I watched something
pretty amazing on TV last night – gestalt Pong. The footage was of a
demonstration, or experiment, run by a computer graphics specialist, Loren
Carpenter. Five thousand people file into a conference room; on each chair they
find a little paddle, red on one side, green on the other. At the back of the
room a camera linked to computers scans the crowd and monitors the position of each
paddle, and whether the person holding it has it displaying its red or green face.

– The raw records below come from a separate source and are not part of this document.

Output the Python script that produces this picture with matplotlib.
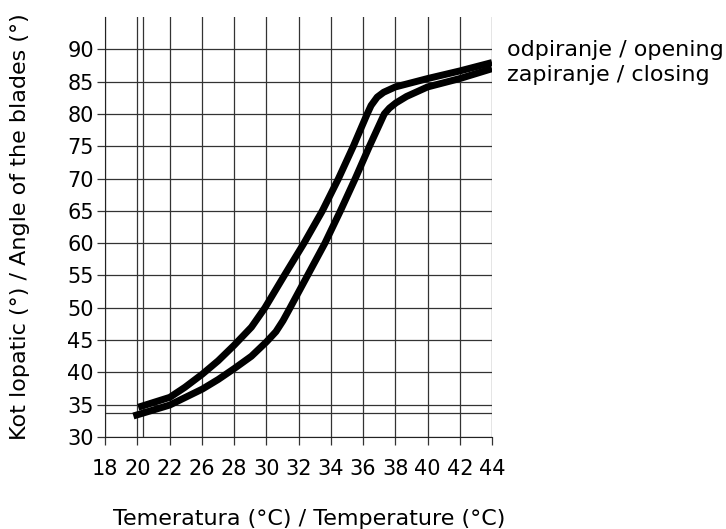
import matplotlib
matplotlib.use("Agg")
import matplotlib.pyplot as plt

# x tick labels (as printed on the chart, equally spaced)
x_tick_labels = ["18", "20", "22", "26", "28", "30", "32", "34", "36", "38", "40", "42", "44"]
y_ticks = [30, 35, 40, 45, 50, 55, 60, 65, 70, 75, 80, 85, 90]

# curves: x in tick-position units (0 = "18", 12 = "44")
opening_x = [1.03, 2.01, 2.48, 3.02, 3.51, 4.01, 4.54, 4.96, 5.56, 6.17, 6.74, 7.24, 7.7, 8.13,
             8.25, 8.44, 8.64, 9.0, 10.0, 11.0, 12.0]
opening_y = [34.6, 36.14, 37.7, 39.74, 41.8, 44.23, 47.0, 50, 55, 60, 65, 70, 75, 80,
             81.3, 82.6, 83.35, 84.17, 85.47, 86.65, 87.95]

closing_x = [0.88, 2.01, 2.48, 3.02, 3.51, 4.01, 4.54, 5.01, 5.3, 5.52, 5.74, 6.28, 6.82, 7.3, 7.76, 8.2,
             8.66, 8.82, 9.02, 9.35, 10.0, 11.0, 12.0]
closing_y = [33.25, 34.95, 36.1, 37.42, 38.9, 40.6, 42.5, 44.74, 46.3, 48.0, 50, 55, 60, 65, 70, 75,
             80, 80.9, 81.7, 82.7, 84.17, 85.47, 87.0]

extra_vline = 1.17
extra_hline = 33.66

fig = plt.figure(figsize=(7.26, 5.29), dpi=100)
ax = fig.add_axes([105/726, 1-437/529, (492-105)/726, (437-17)/529])

ax.set_xlim(0, 12)
ax.set_ylim(30, 95)

grid_kw = dict(color="#333333", lw=0.9, zorder=1)
for i in range(len(x_tick_labels)):
    ax.axvline(i, **grid_kw)
for v in y_ticks:
    ax.axhline(v, **grid_kw)
ax.axvline(extra_vline, **grid_kw)
ax.axhline(extra_hline, **grid_kw)

ax.plot(opening_x, opening_y, color="black", lw=5.0, solid_joinstyle="round",
        solid_capstyle="butt", zorder=3)
ax.plot(closing_x, closing_y, color="black", lw=5.0, solid_joinstyle="round",
        solid_capstyle="butt", zorder=3)

ax.set_xticks(range(len(x_tick_labels)))
ax.set_xticklabels(x_tick_labels)
ax.set_yticks(y_ticks)
ax.tick_params(axis="both", labelsize=15, length=6, width=0.9, color="#333333")
ax.tick_params(axis="x", pad=10)
ax.tick_params(axis="y", pad=2)

for s in ["top", "right"]:
    ax.spines[s].set_visible(False)
ax.spines["left"].set_color("#222222")
ax.spines["bottom"].set_color("#222222")

ax.set_xlabel("Temeratura (°C) / Temperature (°C)", fontsize=16)
ax.xaxis.set_label_coords(0.527, -0.171)
ax.set_ylabel("Kot lopatic (°) / Angle of the blades (°)", fontsize=16)
ax.yaxis.set_label_coords(-0.195, 0.5)

fig.text(507/726, 1-50/529, "odpiranje / opening", fontsize=16, va="center", ha="left")
fig.text(507/726, 1-75/529, "zapiranje / closing", fontsize=16, va="center", ha="left")

fig.savefig("out.png", dpi=100)
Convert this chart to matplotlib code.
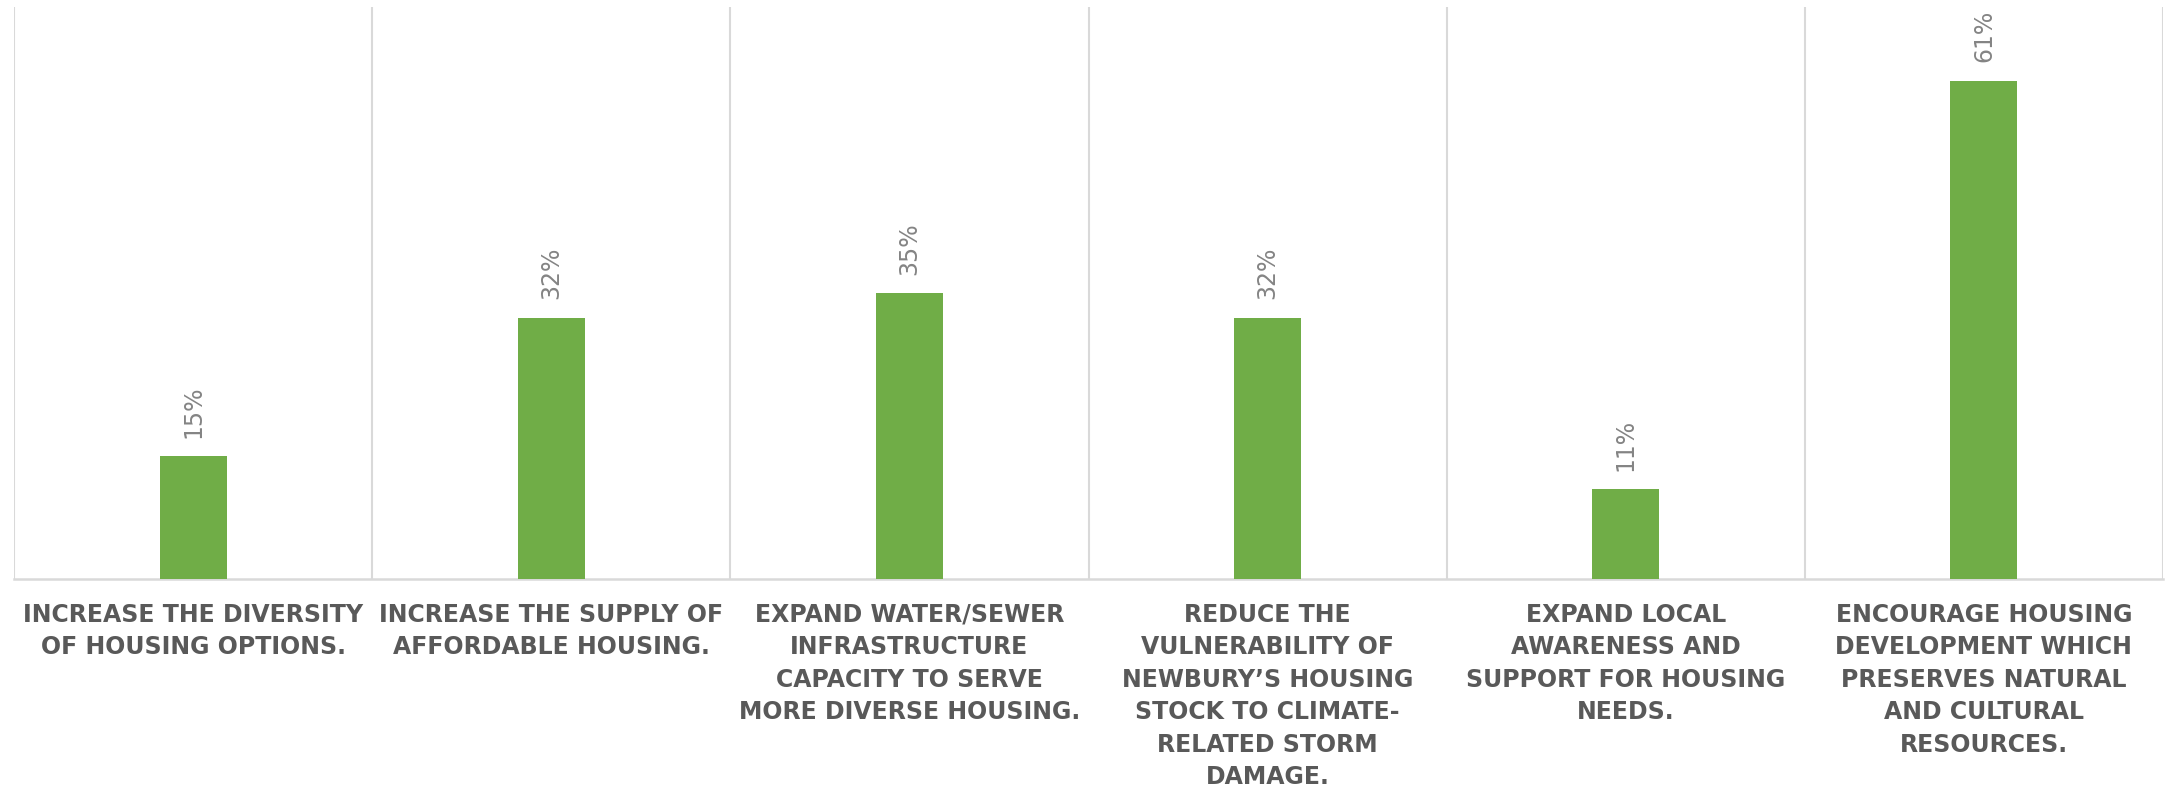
import numpy as np
import matplotlib
matplotlib.use("Agg")
import matplotlib.pyplot as plt

# -------------------
# DATA
# -------------------
GOALS = [
    "INCREASE THE DIVERSITY\nOF HOUSING OPTIONS.",
    "INCREASE THE SUPPLY OF\nAFFORDABLE HOUSING.",
    "EXPAND WATER/SEWER\nINFRASTRUCTURE\nCAPACITY TO SERVE\nMORE DIVERSE HOUSING.",
    "REDUCE THE\nVULNERABILITY OF\nNEWBURY\u2019S HOUSING\nSTOCK TO CLIMATE-\nRELATED STORM\nDAMAGE.",
    "EXPAND LOCAL\nAWARENESS AND\nSUPPORT FOR HOUSING\nNEEDS.",
    "ENCOURAGE HOUSING\nDEVELOPMENT WHICH\nPRESERVES NATURAL\nAND CULTURAL\nRESOURCES.",
]
SHARE_PCT = [15, 32, 35, 32, 11, 61]

BAR_COLOR = "#70AD47"
GRID_COLOR = "#D9D9D9"
LABEL_COLOR = "#595959"
VALUE_COLOR = "#848484"

# -------------------
# PLOT
# -------------------
fig = plt.figure(figsize=(21.65, 7.89), dpi=100)
ax = fig.add_axes([14 / 2165, 1 - 579 / 789, 2149 / 2165, 572 / 789])

x = np.arange(len(GOALS)) + 0.5
bars = ax.bar(x, SHARE_PCT, width=0.187, color=BAR_COLOR, zorder=3)

ax.set_xlim(0, len(GOALS))
ax.set_ylim(0, 70)

# category separators
ax.set_xticks(np.arange(len(GOALS) + 1), minor=True)
ax.grid(which="minor", axis="x", color=GRID_COLOR, linewidth=1.5, zorder=0)
ax.set_xticks(x)
ax.set_xticklabels(GOALS, fontsize=17, fontweight="bold", color=LABEL_COLOR,
                   family="DejaVu Sans", linespacing=1.45)
ax.tick_params(axis="x", which="both", length=0, pad=17)
ax.set_yticks([])

for side in ["top", "left", "right"]:
    ax.spines[side].set_visible(False)
ax.spines["bottom"].set_color(GRID_COLOR)
ax.spines["bottom"].set_linewidth(1.8)

for rect, v in zip(bars, SHARE_PCT):
    ax.annotate(f"{v}%", xy=(rect.get_x() + rect.get_width() / 2, v),
                xytext=(0, 13), textcoords="offset points",
                rotation=90, ha="center", va="bottom",
                fontsize=17, color=VALUE_COLOR)

fig.savefig("out.png", dpi=100)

At first this information is simply translated into a red or green pixel on a
screen in front of the participants, by flipping one’s paddle back and forth
each person can locate ‘their’ pixel on-screen. Then, with nothing more than a
request for the number 5, everyone flips their paddle based on their position and,
with a little experimentation, the number resolves itself. With a little
practice the participants can bring up any shape or figure requested extremely
quickly, all with no planning or organisation.
Things get freaky when
a game of Pong is put on the screen. The crowd is dived into left and right; displaying
the red side of your paddle ‘votes’ to move the Pong bat upwards, displaying
green is a ‘vote’ to move the virtual bat down. But if all the participants on
one side show red the bat moves up extremely quickly to the top of the screen -
a mixture of green and red is required to move the bat with more finesse. None
of this is explained. Loren has simply put up a game of Pong and said “folks on
the left of the auditorium control the left bat; folks on the right control the
right bat. Go!” Thirty seconds later the crowd is playing an increasingly quick
and skillful game of Pong.
Flocking patterns can
be simulated with simple rules, but what is the rule that governs the Pong
players? A small percentage of the group unknowingly reversing the directions
(believing that, by displaying the red side of their paddle they are moving the
Pong bat down, when in fact they are voting to move it up) providing the
balance to move the bat more fluidly? This seems less likely than the more
unlikely explanation – that two ‘mob intelligences’ are somehow playing the
game. Awesome.
Related (and
unverified) folklore….
-
a swarm of
bees is as intelligent as a dog
-
the part
of the brain that causes you to yawn when you see someone else yawn is the same
part that is involved in the flocking of birds
1 comment:
I read that reactive yawning is self defence mechanism in the brain responding to a perceived fear of suffocation.
When you see someone yawn the brain (either wrongly or for an unknown reason) interprets it as a gasp for air. It therefore triggers a gasp mechanism - just in case this is actually the case.